PMA lend for any legitimate business purpose. Our core business is short term funding from two to 12 months up to $2 million, however we are now also managing larger loans from $2 million to $50 million with our wholesale funding pool which has really opened up some great opportunities.

5. Do you have postcode restrictions?

No – PMA will lend against property anywhere in Australia however we do reduce the Loan / Value Ratio (LVR) based on the property type and use the Genworth Security Location postcodes.

6. What’s the maximum LVR you will go to?

Our maximum LVR is 75%.

7. What evidence of serviceability do you require from a borrower?

This is the key differentiator for PMA – we capitalise interest over an agreed prepaid term so the client doesn’t need to make regular payments during that period. Repayment is based on the borrowers’ ability to execute their “Exit Strategy” to repay the loan, rather than service the debt over a long term.

8. Tell me more about what you look for in an exit strategy?

The key things that I look for in an exit strategy are that it is realistic and can be achieved in the timeframe. For instance, if the exit strategy is to receive funds from a contract then we need to ensure the contract can be fulfilled and is large enough to repay the debt. A secondary exit strategy such as refinance or sale of security property is also usually sought as a back up.

9. How and when do you pay your referrers?

Referrers are paid 24 hours after settlement, with no “claw backs” for arrears or early repayment.

10. How quickly can you settle?

We can usually provide an Indicative Approval within a few hours. Caveat loans can be settled within 48 hours with a straight forward security and co-operative borrower. Registered first and second mortgage loans generally require valuations (and bank consent for 2nd mortgage) so will take longer.

11. How do you value the security properties?

PMA have a very flexible valuation policy which allows us to use a range of sources including existing valuations, desktop valuations and agent appraisals as well as full valuations depending on the lending scenario.

12. Do you do development finance? If so how does it work?

We get involved in development finance both as a construction financier and also on a second mortgage basis to assist completion when the banks won’t help fund cost overruns.

As with all PMA loans we are flexible and make sure our deal structure suits the requirements of the borrower.

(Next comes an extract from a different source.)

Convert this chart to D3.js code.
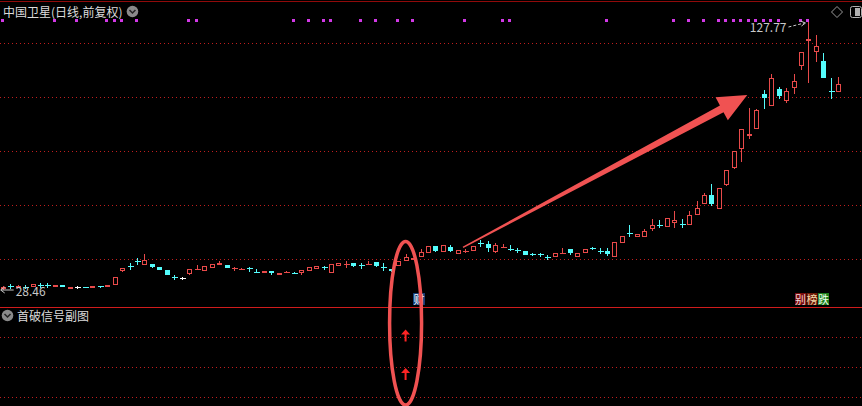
<!DOCTYPE html>
<html>
<head>
<meta charset="utf-8">
<script src="https://cdn.jsdelivr.net/npm/d3@7"></script>
<style>
  html, body { margin: 0; padding: 0; background: #000; }
  svg { display: block; }
  text { font-family: "Noto Sans CJK SC", "Liberation Sans", sans-serif; }
</style>
</head>
<body>
<svg id="chart" width="862" height="406"></svg>
<script>
// daily candles, oldest first
const open = [28.89,30.02,29.44,29.76,29.63,30.39,30.39,29.52,30.37,29.00,29.63,29.65,29.37,29.91,29.52,30.26,35.67,37.43,39.39,37.78,
  38.15,37.15,35.93,33.24,33.07,34.33,36.17,35.67,36.56,37.67,37.78,36.54,36.39,36.58,35.21,34.93,35.56,34.19,35.17,34.83,
  34.70,35.67,36.41,36.95,34.93,37.52,38.13,38.41,37.69,38.02,38.78,37.17,36.30,37.30,39.37,39.89,40.85,42.11,44.81,42.70,
  44.33,41.74,43.05,43.07,45.83,45.44,42.70,44.31,43.83,43.35,42.96,41.87,41.76,40.65,40.63,42.31,43.59,40.85,42.11,43.98,
  43.09,43.07,40.85,46.04,49.54,48.15,48.04,51.11,52.50,51.96,53.44,52.87,52.70,56.41,60.37,63.70,58.41,67.41,73.59,80.74,
  85.56,88.04,101.00,96.67,103.07,98.63,103.44,111.59,120.85,116.78,113.33,102.35,101.96];
const high = [30.00,30.56,30.19,30.37,30.85,31.00,31.00,30.37,30.37,29.52,29.89,29.74,29.89,29.95,30.37,33.44,36.56,38.41,40.26,41.85,
  38.15,37.15,35.93,34.07,33.44,36.19,37.78,37.41,38.04,39.15,37.78,37.04,36.67,37.15,36.30,35.56,35.56,34.81,35.56,35.07,
  35.81,36.93,37.30,37.52,38.15,38.41,39.26,38.41,38.63,39.26,38.78,38.63,36.30,39.26,41.74,40.37,43.70,44.81,44.81,45.19,
  45.07,43.33,43.59,44.81,47.04,46.78,45.81,45.56,45.19,43.96,42.96,42.11,42.33,41.48,42.11,43.96,43.59,42.11,43.59,44.56,
  43.96,44.07,46.30,48.52,52.59,49.15,51.11,54.93,54.44,55.07,57.89,54.81,57.89,61.48,64.56,67.78,66.19,72.85,80.00,88.04,
  95.81,95.56,102.59,108.52,103.81,103.22,108.52,116.56,127.77,122.96,116.19,106.93,107.52];
const low = [28.46,29.26,29.26,29.15,29.52,29.74,29.74,29.52,29.52,29.00,29.37,29.52,29.37,29.80,29.52,30.26,35.30,36.19,38.15,37.78,
  36.67,35.93,33.96,32.48,32.70,33.96,36.17,35.67,36.56,37.67,36.78,36.04,36.19,35.67,35.19,34.93,34.19,34.19,35.17,34.70,
  34.19,35.67,36.41,36.30,34.93,37.52,37.15,36.93,36.67,38.02,36.93,35.93,35.30,37.30,39.37,39.89,40.85,42.11,42.48,42.70,
  42.48,41.74,42.48,43.07,44.93,42.70,42.11,44.31,43.33,42.48,41.48,41.48,41.11,39.89,40.63,42.31,41.48,40.85,42.11,43.59,
  42.33,41.11,40.85,45.81,48.52,48.15,48.04,50.48,51.96,51.96,51.37,51.96,52.70,56.41,60.37,59.63,58.41,67.15,73.22,76.04,
  84.56,88.04,95.44,96.67,99.15,97.89,101.11,110.00,105.30,113.07,107.15,99.74,101.96];
const close = [29.63,30.00,30.07,29.74,30.63,30.37,30.37,30.37,29.52,29.52,29.63,29.63,29.89,29.89,30.37,33.44,36.56,37.41,39.37,39.63,
  37.15,35.93,33.96,33.22,33.07,36.19,36.19,37.41,38.04,38.63,36.78,36.56,36.41,36.56,35.19,35.56,34.70,34.81,35.19,34.81,
  35.81,36.93,37.30,36.93,38.15,38.41,38.15,37.41,37.67,38.04,37.41,37.15,35.67,39.26,40.85,40.37,42.59,44.81,43.07,45.19,
  43.07,43.33,43.07,44.81,45.81,43.96,45.19,44.33,43.81,43.33,41.48,41.85,41.74,40.63,42.11,42.33,42.11,42.11,43.59,43.96,
  43.07,41.85,46.30,48.52,49.52,49.15,50.37,52.48,52.48,55.07,54.44,52.85,56.19,58.78,63.59,60.37,66.19,72.85,80.00,88.04,
  86.30,95.19,99.74,106.93,100.48,102.22,105.93,116.56,121.37,118.89,107.15,102.33,104.70];

// candles carrying a marker dot on the top row
const dotIdx = [0,7,10,14,15,16,18,25,26,39,41,43,44,48,50,53,55,62,67,68,81,90,92,94,96,97,98,99,100,101,102,103,104,107,108];

const priceTicks = [40, 60, 80, 100, 120];
const subTicks = [0, 1, 2];

// sub-chart signal (two arrows on the same day)
const signalIdx = 54;
const signalLevels = [2.25, 0.97];

// hand-drawn annotations, in data units
const trendFrom = [61.7, 44.3];
const trendTo = [99.8, 100.7];
const ringIdx = 54;
const ringTop = 46.5;      // price
const ringBottom = -0.27;  // sub-chart value
const newsIdx = 55;
const tagIdx = 106;
const tags = [
  {t: '别', bg: '#7a0c0c', fg: '#f0d8d8'},
  {t: '榜', bg: '#6e1a08', fg: '#f5d9a8'},
  {t: '跌', bg: '#1b7d1b', fg: '#eaffea'}
];

const title = '中国卫星(日线,前复权)';
const subTitle = '首破信号副图';

const W = 862, H = 406;
const svg = d3.select('#chart');
svg.append('rect').attr('width', W).attr('height', H).attr('fill', '#000');

const x = d3.scaleLinear().domain([0, open.length - 1]).range([2.7, 838.3]);
const y = d3.scaleLinear().domain([40, 120]).range([259, 43]);
const ySub = d3.scaleLinear().domain([0, 3]).range([397, 307]);

const px = v => Math.round(v) + 0.5;

const RED = '#e84a4a', CYAN = '#54fcfc', WHITE = '#ffffff';
const GRID = '#c01e1e';

// frame and grids
svg.append('line').attr('x1', 0).attr('x2', W).attr('y1', 1.5).attr('y2', 1.5)
  .attr('shape-rendering', 'crispEdges')
  .attr('stroke', '#900a0a');

svg.append('g').attr('shape-rendering', 'crispEdges').selectAll('line')
  .data(priceTicks)
  .join('line')
    .attr('x1', 0).attr('x2', W)
    .attr('y1', d => px(y(d))).attr('y2', d => px(y(d)))
    .attr('stroke', GRID)
    .attr('stroke-dasharray', '1,3');

svg.append('g').attr('shape-rendering', 'crispEdges').selectAll('line')
  .data(subTicks)
  .join('line')
    .attr('x1', 0).attr('x2', W)
    .attr('y1', d => px(ySub(d))).attr('y2', d => px(ySub(d)))
    .attr('stroke', GRID)
    .attr('stroke-dasharray', '1,3');

svg.append('line').attr('x1', 0).attr('x2', W)
  .attr('y1', px(ySub(3))).attr('y2', px(ySub(3)))
  .attr('shape-rendering', 'crispEdges')
  .attr('stroke', '#d01c1c');

// candles
const bars = d3.range(open.length).map(i => {
  const diff = close[i] - open[i];
  let color, kind;
  if (diff === 0) { color = WHITE; kind = 'cross'; }
  else if (Math.abs(diff) < 0.05) { color = diff > 0 ? RED : CYAN; kind = 'cross'; }
  else if (diff > 0) { color = RED; kind = 'up'; }
  else { color = CYAN; kind = 'down'; }
  return {i, o: open[i], h: high[i], l: low[i], c: close[i], color, kind};
});

const candles = svg.append('g').attr('shape-rendering', 'crispEdges')
  .selectAll('g')
  .data(bars)
  .join('g');

candles.each(function(d) {
  const g = d3.select(this);
  const cx = px(x(d.i));
  const yh = y(d.h), yl = y(d.l);
  const top = Math.round(y(Math.max(d.o, d.c)));
  const bot = Math.round(y(Math.min(d.o, d.c)));
  if (d.kind === 'up') {
    g.append('line').attr('x1', cx).attr('x2', cx).attr('y1', Math.round(yh)).attr('y2', top)
      .attr('stroke', d.color);
    g.append('line').attr('x1', cx).attr('x2', cx).attr('y1', bot).attr('y2', Math.round(yl))
      .attr('stroke', d.color);
    g.append('rect')
      .attr('x', cx - 2).attr('y', top + 0.5)
      .attr('width', 4).attr('height', Math.max(bot - top - 1, 1))
      .attr('fill', '#000').attr('stroke', d.color);
  } else if (d.kind === 'down') {
    g.append('line').attr('x1', cx).attr('x2', cx).attr('y1', Math.round(yh)).attr('y2', Math.round(yl))
      .attr('stroke', d.color);
    g.append('rect')
      .attr('x', cx - 2.5).attr('y', top)
      .attr('width', 5).attr('height', Math.max(bot - top, 1))
      .attr('fill', d.color);
  } else {
    g.append('line').attr('x1', cx).attr('x2', cx).attr('y1', Math.round(yh)).attr('y2', Math.round(yl) + 1)
      .attr('stroke', d.color);
    g.append('line').attr('x1', cx - 3).attr('x2', cx + 3)
      .attr('y1', px(y(d.c))).attr('y2', px(y(d.c)))
      .attr('stroke', d.color);
  }
});

// marker dots
svg.append('g').selectAll('rect')
  .data(dotIdx)
  .join('rect')
    .attr('x', d => Math.round(x(d)) - 2).attr('y', 19)
    .attr('width', 3).attr('height', 3)
    .attr('fill', '#d238e6');

// low / high labels
const lowI = d3.minIndex(low), highI = d3.maxIndex(high);
const ly = Math.round(y(low[lowI]));
svg.append('line')
  .attr('x1', x(lowI) - 1).attr('x2', x(lowI) + 11).attr('y1', ly).attr('y2', ly)
  .attr('stroke', '#c8c8c8');
svg.append('path')
  .attr('d', `M${x(lowI) - 2},${ly} l4,-3 M${x(lowI) - 2},${ly} l4,3`)
  .attr('stroke', '#c8c8c8').attr('fill', 'none');
svg.append('text')
  .attr('x', x(lowI) + 13).attr('y', ly + 6)
  .attr('font-family', '"Liberation Sans", sans-serif')
  .attr('font-size', 12).attr('fill', '#c8c8c8')
  .text(low[lowI].toFixed(2));

const hx = x(highI), hy = y(high[highI]);
svg.append('text')
  .attr('x', hx - 22).attr('y', hy + 10)
  .attr('text-anchor', 'end')
  .attr('font-family', '"Liberation Sans", sans-serif')
  .attr('font-size', 12).attr('fill', '#c8c8c8')
  .text(high[highI].toFixed(2));
svg.append('line')
  .attr('x1', hx - 20).attr('y1', hy + 5).attr('x2', hx - 4).attr('y2', hy + 1)
  .attr('stroke', '#c8c8c8').attr('stroke-dasharray', '3,2');
svg.append('path')
  .attr('d', `M${hx - 3},${hy + 1} l-5,-2 M${hx - 3},${hy + 1} l-4,3`)
  .attr('stroke', '#c8c8c8').attr('fill', 'none');

// sub-chart signal arrows
svg.append('g').selectAll('path')
  .data(signalLevels)
  .join('path')
    .attr('d', d => {
      const cx = x(signalIdx), t = ySub(d);
      return `M${cx},${t} L${cx + 4.5},${t + 5} L${cx + 1},${t + 5} L${cx + 1},${t + 12} L${cx - 1},${t + 12} L${cx - 1},${t + 5} L${cx - 4.5},${t + 5} Z`;
    })
    .attr('fill', '#ff2424');

// news badge
const nx = Math.round(x(newsIdx));
svg.append('rect').attr('x', nx).attr('y', 293).attr('width', 12).attr('height', 12)
  .attr('fill', '#143c74');
svg.append('text').attr('x', nx + 6).attr('y', 303.5).attr('text-anchor', 'middle')
  .attr('font-size', 11).attr('fill', '#ffffff').text('财');

// tag badges
const tx = Math.round(x(tagIdx)) + 1;
const tagG = svg.append('g').selectAll('g').data(tags).join('g')
  .attr('transform', (d, k) => `translate(${tx + k * 11.5},293)`);
tagG.append('rect').attr('width', 11).attr('height', 12).attr('fill', d => d.bg);
tagG.append('text').attr('x', 5.5).attr('y', 10.5).attr('text-anchor', 'middle')
  .attr('font-size', 11).attr('fill', d => d.fg).text(d => d.t);

// annotations: ellipse and tapered arrow
const ANN = '#f05252';
const ringT = y(ringTop), ringB = ySub(ringBottom);
svg.append('ellipse')
  .attr('cx', x(ringIdx)).attr('cy', (ringT + ringB) / 2)
  .attr('rx', 16).attr('ry', (ringB - ringT) / 2)
  .attr('fill', 'none').attr('stroke', ANN).attr('stroke-width', 3.5);

const ax0 = x(trendFrom[0]), ay0 = y(trendFrom[1]);
const ax1 = x(trendTo[0]), ay1 = y(trendTo[1]);
const len = Math.hypot(ax1 - ax0, ay1 - ay0);
const ux = (ax1 - ax0) / len, uy = (ay1 - ay0) / len;
const nxv = -uy, nyv = ux;
const headL = 29, headW = 13, w0 = 0.8, w1 = 3.8;
const bx = ax1 - ux * headL, by = ay1 - uy * headL;
const pts = [
  [ax0 + nxv * w0, ay0 + nyv * w0],
  [bx + nxv * w1, by + nyv * w1],
  [bx + nxv * headW, by + nyv * headW],
  [ax1, ay1],
  [bx - nxv * headW, by - nyv * headW],
  [bx - nxv * w1, by - nyv * w1],
  [ax0 - nxv * w0, ay0 - nyv * w0]
];
svg.append('path')
  .attr('d', d3.line()(pts) + 'Z')
  .attr('fill', ANN);

// titles and icons
const t1 = svg.append('text').attr('x', 3).attr('y', 16.5)
  .attr('font-size', 12).attr('fill', '#dcdcdc').text(title);
const t1w = t1.node().getComputedTextLength();
function chevronIcon(cx, cy) {
  svg.append('circle').attr('cx', cx).attr('cy', cy).attr('r', 5.8).attr('fill', '#8a8a8a');
  svg.append('path').attr('d', `M${cx - 3},${cy - 1.5} L${cx},${cy + 1.5} L${cx + 3},${cy - 1.5}`)
    .attr('fill', 'none').attr('stroke', '#222').attr('stroke-width', 1.5);
}
chevronIcon(3 + t1w + 10, 11.5);

chevronIcon(7.5, 315.5);
svg.append('text').attr('x', 17).attr('y', 320.5)
  .attr('font-size', 12).attr('fill', '#dcdcdc').text(subTitle);

// top-right icons
svg.append('path').attr('d', 'M837,6.5 L842.5,12 L837,17.5 L831.5,12 Z')
  .attr('fill', 'none').attr('stroke', '#9a9a9a');
svg.append('rect').attr('x', 850.5).attr('y', 6.5).attr('width', 11).attr('height', 11).attr('rx', 2)
  .attr('fill', 'none').attr('stroke', '#b0b0b0');
svg.append('rect').attr('x', 855).attr('y', 8).attr('width', 5).attr('height', 8)
  .attr('fill', '#b0b0b0');
</script>
</body>
</html>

13. What loan sizes do you do?

We are the exclusive Mortgage Manager for PMA Capital Ltd, which is our own Fund that specialises in loans up to $2 million. We can now also manage larger loans from $2 million to $50 million with our new funding pool.

14. What tips would you give referrers to give them the best chance of getting their application approved?

If you have a scenario you would like considered, please use our one page Quick App which provides us all the information we need to quickly assess the proposal and a basis to provide an indicative quote or discuss the deal further.

15. What was the most exciting deal you’ve worked on?

Exciting is not usually a word you use a lot in finance. I think the most satisfying deal was one where we worked with the client and broker to pay out the ATO and stop administrators being appointed to a sound business. The exit strategy of selling a property was finalised within the loan term. It was the perfect loan from start to finish.

16. What makes an ideal PMA borrower?

I think it is a borrower that is keen to work with us to get the funding finalised as soon as possible and then make every effort to carry out the exit strategy and repay the loan.

17. What do you think makes PMA the best at what they do?

Taking the time to listen to the broker and client and making sure the deal meet their needs.

18. What’s next for PMA? Any milestones you’re looking to achieve?

There is so much going on at all different levels. I think the rate of growth of PMA has been great and I am looking forward to doubling our loan book again over the next 12 months. From an operational perspective, we are building a custom software program to automate the assessment process and will shortly start looking for a new credit support staff member, to help manage the growth (and take up some of my workload).

 

Peter has a Bachelor of Business, Graduate Certificate in Corporate Finance and is a qualified CPA. He has over 30 years experience in finance and also holds a Diploma of Finance and Mortgage Broking Management, and has completed the Agile Project Management Foundation & Practitioner course.